--- PROVIDED DATA ---

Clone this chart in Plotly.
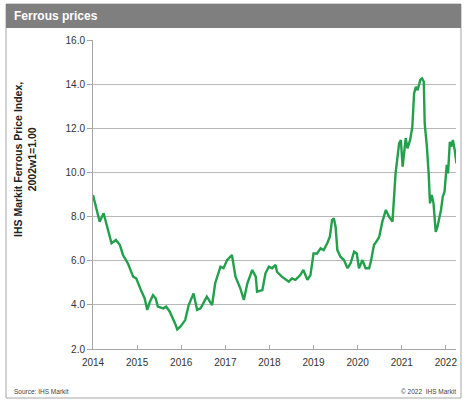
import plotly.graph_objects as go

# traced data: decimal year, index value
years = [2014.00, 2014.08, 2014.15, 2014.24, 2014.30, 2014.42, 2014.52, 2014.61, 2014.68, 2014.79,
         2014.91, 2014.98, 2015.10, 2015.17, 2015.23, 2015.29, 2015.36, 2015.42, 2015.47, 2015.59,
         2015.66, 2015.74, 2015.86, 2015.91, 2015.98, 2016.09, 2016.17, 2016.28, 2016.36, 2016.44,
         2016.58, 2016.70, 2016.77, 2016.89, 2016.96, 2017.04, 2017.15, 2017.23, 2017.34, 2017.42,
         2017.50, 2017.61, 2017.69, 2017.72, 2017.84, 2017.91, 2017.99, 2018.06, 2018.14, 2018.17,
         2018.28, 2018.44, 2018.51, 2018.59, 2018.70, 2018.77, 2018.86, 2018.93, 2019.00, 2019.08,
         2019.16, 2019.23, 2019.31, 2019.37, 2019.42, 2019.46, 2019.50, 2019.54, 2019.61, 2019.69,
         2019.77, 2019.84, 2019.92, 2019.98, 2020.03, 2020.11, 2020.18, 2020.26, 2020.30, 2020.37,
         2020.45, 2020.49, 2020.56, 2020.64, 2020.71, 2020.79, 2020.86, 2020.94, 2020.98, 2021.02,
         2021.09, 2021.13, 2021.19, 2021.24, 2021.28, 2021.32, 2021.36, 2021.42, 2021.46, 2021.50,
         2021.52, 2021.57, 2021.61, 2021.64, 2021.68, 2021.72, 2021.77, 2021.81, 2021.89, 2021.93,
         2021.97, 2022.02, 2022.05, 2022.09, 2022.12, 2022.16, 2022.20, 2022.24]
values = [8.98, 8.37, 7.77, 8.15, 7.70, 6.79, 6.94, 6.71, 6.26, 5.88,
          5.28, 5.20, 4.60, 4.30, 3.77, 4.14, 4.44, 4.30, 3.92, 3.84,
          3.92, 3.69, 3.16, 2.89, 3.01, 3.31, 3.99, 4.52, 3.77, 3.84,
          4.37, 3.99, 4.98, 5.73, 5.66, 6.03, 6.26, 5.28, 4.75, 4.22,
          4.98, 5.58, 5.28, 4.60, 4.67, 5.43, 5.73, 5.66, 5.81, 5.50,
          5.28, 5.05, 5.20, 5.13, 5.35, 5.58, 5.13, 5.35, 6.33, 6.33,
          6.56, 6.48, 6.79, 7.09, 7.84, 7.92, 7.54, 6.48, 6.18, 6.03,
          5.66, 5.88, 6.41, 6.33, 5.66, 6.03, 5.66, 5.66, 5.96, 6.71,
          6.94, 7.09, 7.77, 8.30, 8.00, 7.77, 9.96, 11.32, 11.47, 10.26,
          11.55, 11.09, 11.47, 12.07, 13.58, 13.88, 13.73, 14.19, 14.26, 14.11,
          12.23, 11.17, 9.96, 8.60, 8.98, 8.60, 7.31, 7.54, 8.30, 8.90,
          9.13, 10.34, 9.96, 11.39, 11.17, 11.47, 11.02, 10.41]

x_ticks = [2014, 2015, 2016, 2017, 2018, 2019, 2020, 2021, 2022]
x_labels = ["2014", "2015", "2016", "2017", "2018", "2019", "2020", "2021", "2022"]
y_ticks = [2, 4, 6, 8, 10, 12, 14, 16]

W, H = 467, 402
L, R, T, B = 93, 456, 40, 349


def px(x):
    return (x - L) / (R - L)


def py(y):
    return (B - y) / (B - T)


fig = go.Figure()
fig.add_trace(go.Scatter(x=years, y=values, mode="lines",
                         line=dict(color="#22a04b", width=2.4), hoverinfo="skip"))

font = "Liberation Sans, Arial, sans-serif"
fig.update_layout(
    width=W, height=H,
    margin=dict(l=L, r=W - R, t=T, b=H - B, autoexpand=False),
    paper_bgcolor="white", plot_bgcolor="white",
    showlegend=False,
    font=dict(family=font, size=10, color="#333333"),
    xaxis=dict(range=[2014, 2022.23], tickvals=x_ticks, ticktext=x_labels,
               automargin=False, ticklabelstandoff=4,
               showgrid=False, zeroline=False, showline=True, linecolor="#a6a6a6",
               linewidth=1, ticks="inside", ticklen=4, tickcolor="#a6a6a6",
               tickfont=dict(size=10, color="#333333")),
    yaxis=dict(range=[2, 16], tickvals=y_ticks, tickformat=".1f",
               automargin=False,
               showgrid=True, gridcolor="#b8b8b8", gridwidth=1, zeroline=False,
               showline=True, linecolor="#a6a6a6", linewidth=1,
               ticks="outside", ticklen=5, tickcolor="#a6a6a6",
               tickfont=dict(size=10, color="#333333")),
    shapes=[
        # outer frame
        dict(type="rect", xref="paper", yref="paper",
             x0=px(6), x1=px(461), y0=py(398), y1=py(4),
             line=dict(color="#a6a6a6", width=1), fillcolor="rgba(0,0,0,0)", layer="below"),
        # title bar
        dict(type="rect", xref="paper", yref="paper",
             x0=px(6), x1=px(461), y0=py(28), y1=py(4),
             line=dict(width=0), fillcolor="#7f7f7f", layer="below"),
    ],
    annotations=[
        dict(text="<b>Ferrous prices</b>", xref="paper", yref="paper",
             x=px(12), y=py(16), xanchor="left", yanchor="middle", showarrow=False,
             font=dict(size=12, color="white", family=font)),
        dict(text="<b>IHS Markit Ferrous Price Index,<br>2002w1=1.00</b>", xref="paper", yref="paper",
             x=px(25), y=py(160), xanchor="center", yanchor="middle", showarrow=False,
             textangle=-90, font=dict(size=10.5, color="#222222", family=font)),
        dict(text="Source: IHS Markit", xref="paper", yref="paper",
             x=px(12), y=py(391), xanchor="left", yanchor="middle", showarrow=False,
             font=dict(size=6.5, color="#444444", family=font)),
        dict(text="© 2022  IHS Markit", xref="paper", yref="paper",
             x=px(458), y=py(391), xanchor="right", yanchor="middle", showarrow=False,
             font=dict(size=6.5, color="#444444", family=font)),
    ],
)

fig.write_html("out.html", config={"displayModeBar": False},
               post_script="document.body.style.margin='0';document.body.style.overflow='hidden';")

---

WRITTEN INSTRUCTION: Reproduce the full listing faithfully, but do not carry over any pictures.

RESPONSE:
Clone this chart in Plotly.
import plotly.graph_objects as go

# traced data: decimal year, index value
years = [2014.00, 2014.08, 2014.15, 2014.24, 2014.30, 2014.42, 2014.52, 2014.61, 2014.68, 2014.79,
         2014.91, 2014.98, 2015.10, 2015.17, 2015.23, 2015.29, 2015.36, 2015.42, 2015.47, 2015.59,
         2015.66, 2015.74, 2015.86, 2015.91, 2015.98, 2016.09, 2016.17, 2016.28, 2016.36, 2016.44,
         2016.58, 2016.70, 2016.77, 2016.89, 2016.96, 2017.04, 2017.15, 2017.23, 2017.34, 2017.42,
         2017.50, 2017.61, 2017.69, 2017.72, 2017.84, 2017.91, 2017.99, 2018.06, 2018.14, 2018.17,
         2018.28, 2018.44, 2018.51, 2018.59, 2018.70, 2018.77, 2018.86, 2018.93, 2019.00, 2019.08,
         2019.16, 2019.23, 2019.31, 2019.37, 2019.42, 2019.46, 2019.50, 2019.54, 2019.61, 2019.69,
         2019.77, 2019.84, 2019.92, 2019.98, 2020.03, 2020.11, 2020.18, 2020.26, 2020.30, 2020.37,
         2020.45, 2020.49, 2020.56, 2020.64, 2020.71, 2020.79, 2020.86, 2020.94, 2020.98, 2021.02,
         2021.09, 2021.13, 2021.19, 2021.24, 2021.28, 2021.32, 2021.36, 2021.42, 2021.46, 2021.50,
         2021.52, 2021.57, 2021.61, 2021.64, 2021.68, 2021.72, 2021.77, 2021.81, 2021.89, 2021.93,
         2021.97, 2022.02, 2022.05, 2022.09, 2022.12, 2022.16, 2022.20, 2022.24]
values = [8.98, 8.37, 7.77, 8.15, 7.70, 6.79, 6.94, 6.71, 6.26, 5.88,
          5.28, 5.20, 4.60, 4.30, 3.77, 4.14, 4.44, 4.30, 3.92, 3.84,
          3.92, 3.69, 3.16, 2.89, 3.01, 3.31, 3.99, 4.52, 3.77, 3.84,
          4.37, 3.99, 4.98, 5.73, 5.66, 6.03, 6.26, 5.28, 4.75, 4.22,
          4.98, 5.58, 5.28, 4.60, 4.67, 5.43, 5.73, 5.66, 5.81, 5.50,
          5.28, 5.05, 5.20, 5.13, 5.35, 5.58, 5.13, 5.35, 6.33, 6.33,
          6.56, 6.48, 6.79, 7.09, 7.84, 7.92, 7.54, 6.48, 6.18, 6.03,
          5.66, 5.88, 6.41, 6.33, 5.66, 6.03, 5.66, 5.66, 5.96, 6.71,
          6.94, 7.09, 7.77, 8.30, 8.00, 7.77, 9.96, 11.32, 11.47, 10.26,
          11.55, 11.09, 11.47, 12.07, 13.58, 13.88, 13.73, 14.19, 14.26, 14.11,
          12.23, 11.17, 9.96, 8.60, 8.98, 8.60, 7.31, 7.54, 8.30, 8.90,
          9.13, 10.34, 9.96, 11.39, 11.17, 11.47, 11.02, 10.41]

x_ticks = [2014, 2015, 2016, 2017, 2018, 2019, 2020, 2021, 2022]
x_labels = ["2014", "2015", "2016", "2017", "2018", "2019", "2020", "2021", "2022"]
y_ticks = [2, 4, 6, 8, 10, 12, 14, 16]

W, H = 467, 402
L, R, T, B = 93, 456, 40, 349


def px(x):
    return (x - L) / (R - L)


def py(y):
    return (B - y) / (B - T)


fig = go.Figure()
fig.add_trace(go.Scatter(x=years, y=values, mode="lines",
                         line=dict(color="#22a04b", width=2.4), hoverinfo="skip"))

font = "Liberation Sans, Arial, sans-serif"
fig.update_layout(
    width=W, height=H,
    margin=dict(l=L, r=W - R, t=T, b=H - B, autoexpand=False),
    paper_bgcolor="white", plot_bgcolor="white",
    showlegend=False,
    font=dict(family=font, size=10, color="#333333"),
    xaxis=dict(range=[2014, 2022.23], tickvals=x_ticks, ticktext=x_labels,
               automargin=False, ticklabelstandoff=4,
               showgrid=False, zeroline=False, showline=True, linecolor="#a6a6a6",
               linewidth=1, ticks="inside", ticklen=4, tickcolor="#a6a6a6",
               tickfont=dict(size=10, color="#333333")),
    yaxis=dict(range=[2, 16], tickvals=y_ticks, tickformat=".1f",
               automargin=False,
               showgrid=True, gridcolor="#b8b8b8", gridwidth=1, zeroline=False,
               showline=True, linecolor="#a6a6a6", linewidth=1,
               ticks="outside", ticklen=5, tickcolor="#a6a6a6",
               tickfont=dict(size=10, color="#333333")),
    shapes=[
        # outer frame
        dict(type="rect", xref="paper", yref="paper",
             x0=px(6), x1=px(461), y0=py(398), y1=py(4),
             line=dict(color="#a6a6a6", width=1), fillcolor="rgba(0,0,0,0)", layer="below"),
        # title bar
        dict(type="rect", xref="paper", yref="paper",
             x0=px(6), x1=px(461), y0=py(28), y1=py(4),
             line=dict(width=0), fillcolor="#7f7f7f", layer="below"),
    ],
    annotations=[
        dict(text="<b>Ferrous prices</b>", xref="paper", yref="paper",
             x=px(12), y=py(16), xanchor="left", yanchor="middle", showarrow=False,
             font=dict(size=12, color="white", family=font)),
        dict(text="<b>IHS Markit Ferrous Price Index,<br>2002w1=1.00</b>", xref="paper", yref="paper",
             x=px(25), y=py(160), xanchor="center", yanchor="middle", showarrow=False,
             textangle=-90, font=dict(size=10.5, color="#222222", family=font)),
        dict(text="Source: IHS Markit", xref="paper", yref="paper",
             x=px(12), y=py(391), xanchor="left", yanchor="middle", showarrow=False,
             font=dict(size=6.5, color="#444444", family=font)),
        dict(text="© 2022  IHS Markit", xref="paper", yref="paper",
             x=px(458), y=py(391), xanchor="right", yanchor="middle", showarrow=False,
             font=dict(size=6.5, color="#444444", family=font)),
    ],
)

fig.write_html("out.html", config={"displayModeBar": False},
               post_script="document.body.style.margin='0';document.body.style.overflow='hidden';")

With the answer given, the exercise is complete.